Given that, in short, a referendum is a part of our political life, the question is: what can we do to regulate it, so that we know when to implement it and on what issues, how great a majority should be required on that issue and what the preconditions are for a sensible referendum? All our referendums so far, bar one, have been noncontroversial. The EU referendum of 2016 became controversial, partly because its outcome is inconsistent with what the liberals and parliamentarians expected. That kind of clash between Parliament and the people had not happened on any of the earlier referendums.

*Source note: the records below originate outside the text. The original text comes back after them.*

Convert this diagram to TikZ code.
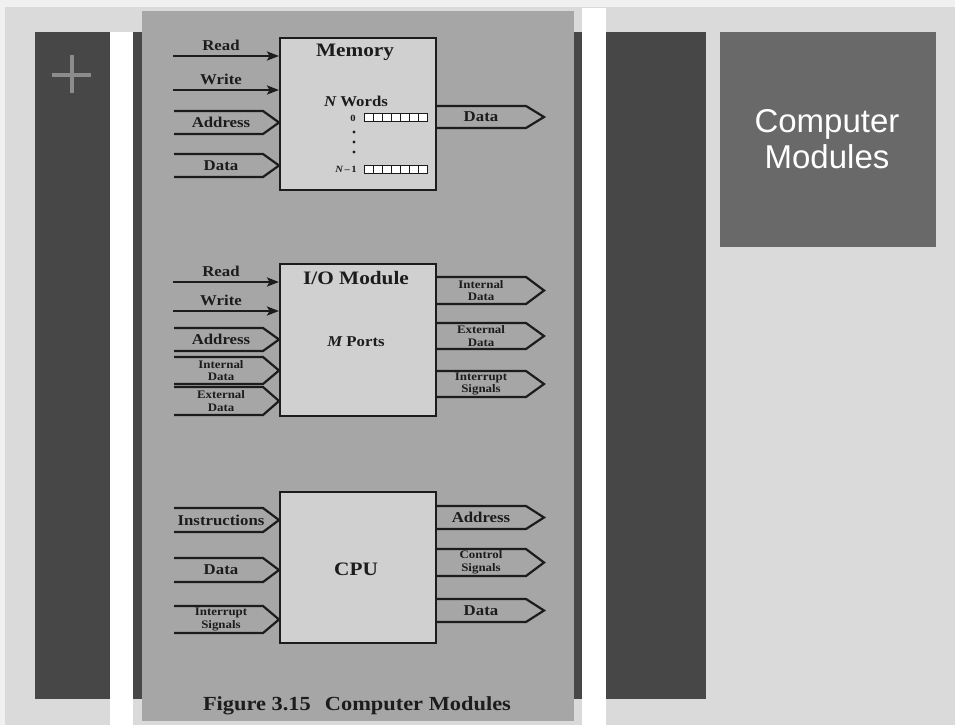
\documentclass[tikz,border=0pt]{standalone}
\usepackage{fontspec}
\usepackage{tikz}
\usetikzlibrary{arrows.meta}
\setmainfont{Liberation Serif}
\newfontfamily\figfont[FakeStretch=1.12]{Liberation Serif}
\newfontfamily\slidefont{Liberation Sans}
\definecolor{paper_edge}{RGB}{240,240,240}
\definecolor{paper_gray}{RGB}{218,218,218}
\definecolor{bar_dark}{RGB}{71,71,71}
\definecolor{panel_gray}{RGB}{166,166,166}
\definecolor{box_fill}{RGB}{208,208,208}
\definecolor{title_gray}{RGB}{105,105,105}
\definecolor{plus_gray}{RGB}{140,140,140}
\definecolor{ink}{RGB}{28,28,28}
% bus going into a box: box, name, y, half height, label style, text
\newcommand\busin[6]{%
  \node[#5] (#2) at (221,#3) {#6};
  \draw[bus] (#1.west |- #2) ++(-105,-#4) -- ++(89,0) -- (#1.west |- #2) -- ++(-16,#4) -- ++(-89,0);
}
% bus leaving a box
\newcommand\busout[6]{%
  \node[#5] (#2) at (481,#3) {#6};
  \draw[bus] (#1.east |- #2) ++(0,-#4) -- ++(89,0) -- ++(18,#4) -- ++(-18,#4) -- ++(-89,0);
}
% single control line with arrow
\newcommand\sigin[4]{%
  \coordinate (#2-start) at (173,#3);
  \node[lbl] (#2) at (221,#3-10.5) {#4};
  \draw[sig] (#2-start) -- (#1.west |- #2-start);
}

\begin{document}
\begin{tikzpicture}[x=1pt,y=-1pt,>={Stealth[length=12pt,width=9pt,inset=2.5pt]}]
    \tikzstyle{modbox}=[draw=ink, line width=2pt, fill=box_fill, minimum width=156pt, inner sep=0pt]
    \tikzstyle{lbl}=[inner sep=0pt, text=ink, font=\figfont\bfseries\fontsize{15}{17}\selectfont]
    \tikzstyle{lbl2}=[style=lbl, align=center, font=\figfont\bfseries\fontsize{11.5}{12.5}\selectfont]
    \tikzstyle{head}=[style=lbl, font=\figfont\bfseries\fontsize{19}{21}\selectfont]
    \tikzstyle{tiny}=[style=lbl, font=\figfont\bfseries\fontsize{9.5}{11}\selectfont]
    \tikzstyle{bus}=[draw=ink, line width=2.2pt, line join=miter]
    \tikzstyle{sig}=[draw=ink, line width=2.2pt, ->]
    \tikzstyle{cell}=[draw=ink, line width=0.9pt, fill=white]

    % slide background
    \useasboundingbox (0,0) rectangle (955,725);
    \fill[paper_edge] (0,0) rectangle (955,725);
    \fill[paper_gray] (5,7) rectangle (955,725);
    \fill[white] (110,32) rectangle (133,725);
    \fill[white] (582,8) rectangle (606,725);
    \fill[bar_dark] (35,32) rectangle (110,699);
    \fill[bar_dark] (133,32) rectangle (582,699);
    \fill[bar_dark] (606,32) rectangle (706,699);
    \fill[panel_gray] (142,11) rectangle (574,721);
    \draw[plus_gray, line width=4pt] (52,74.5) -- (91,74.5) (71.5,55) -- (71.5,93);
    \fill[title_gray] (720,32) rectangle (936,247);
    \node[text=white, align=center, inner sep=0pt, font=\slidefont\fontsize{33}{36}\selectfont]
      (title) at (827,139) {Computer\\Modules};

    % memory
    \node[modbox, minimum height=152pt] (mem) at (358,114) {};
    \node[head] (mem-name) at (355,52) {Memory};
    \node[lbl] (mem-words) at (356,101) {{\itshape N} Words};
    \node[tiny] (mem-first) at (353,118) {0};
    \node[tiny, anchor=east] (mem-last) at (357,169) {{\itshape N}\,–\,1};
    \foreach \k in {0,...,6} {
      \draw[cell] (364+9*\k,113) rectangle ++(9,8);
      \draw[cell] (364+9*\k,165) rectangle ++(9,8);
    }
    \foreach \y in {132,142,152}
      \fill[ink] (354,\y) circle (1.6);
    \sigin{mem}{mem-read}{56}{Read}
    \sigin{mem}{mem-write}{90}{Write}
    \busin{mem}{mem-addr}{122.5}{11.5}{lbl}{Address}
    \busin{mem}{mem-din}{165.5}{11.5}{lbl}{Data}
    \busout{mem}{mem-dout}{117}{11}{lbl}{Data}

    % I/O module
    \node[modbox, minimum height=152pt] (io) at (358,340) {};
    \node[head] (io-name) at (356,278) {I/O Module};
    \node[lbl] (io-ports) at (356,342) {{\itshape M} Ports};
    \sigin{io}{io-read}{282}{Read}
    \sigin{io}{io-write}{311}{Write}
    \busin{io}{io-addr}{339.5}{11.5}{lbl}{Address}
    \busin{io}{io-iin}{370.5}{13.5}{lbl2}{Internal\\Data}
    \busin{io}{io-ein}{401}{14}{lbl2}{External\\Data}
    \busout{io}{io-iout}{290.5}{13.5}{lbl2}{Internal\\Data}
    \busout{io}{io-eout}{336}{13}{lbl2}{External\\Data}
    \busout{io}{io-int}{384}{13}{lbl2}{Interrupt\\Signals}

    % CPU
    \node[modbox, minimum height=151pt] (cpu) at (358,567.5) {};
    \node[head] (cpu-name) at (356,569) {CPU};
    \busin{cpu}{cpu-instr}{520}{12}{lbl}{Instructions}
    \busin{cpu}{cpu-din}{570}{12}{lbl}{Data}
    \busin{cpu}{cpu-int}{619.5}{13.5}{lbl2}{Interrupt\\Signals}
    \busout{cpu}{cpu-addr}{517.5}{11.5}{lbl}{Address}
    \busout{cpu}{cpu-ctrl}{562.5}{13.5}{lbl2}{Control\\Signals}
    \busout{cpu}{cpu-dout}{610.5}{11.5}{lbl}{Data}

    \node[lbl, font=\figfont\bfseries\fontsize{20}{22}\selectfont] (caption) at (357,706)
      {Figure 3.15\hspace{14pt}Computer Modules};
\end{tikzpicture}
\end{document}
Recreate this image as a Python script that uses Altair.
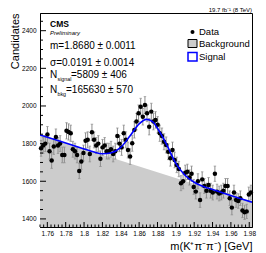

Now that it has become controversial, it is very important that we should think in terms of a constitutional convention. That convention cannot be drafted by Parliament because it would be seen as a party—Parliament deciding its own future. The convention has to be done by Parliament in collaboration with the people. That is the kind of convention that the Scots had. Here, it is important to bear a simple point in mind. With a referendum, you create a kind of political system in which the country is ruled by Parliament in collaboration with the people. Just as we have the collaboration of Parliament and the sovereign, governing the country together, the situation would be that Parliament and the people govern the country. The people would express their views through a referendum, and Parliament through other ways. A referendum can therefore never be entirely advisory, nor can it be totally binding. There are ways in which its position can be defined, but I should have thought that one way in which we can look at the outcome of a referendum is where it is neither binding nor entirely advisory.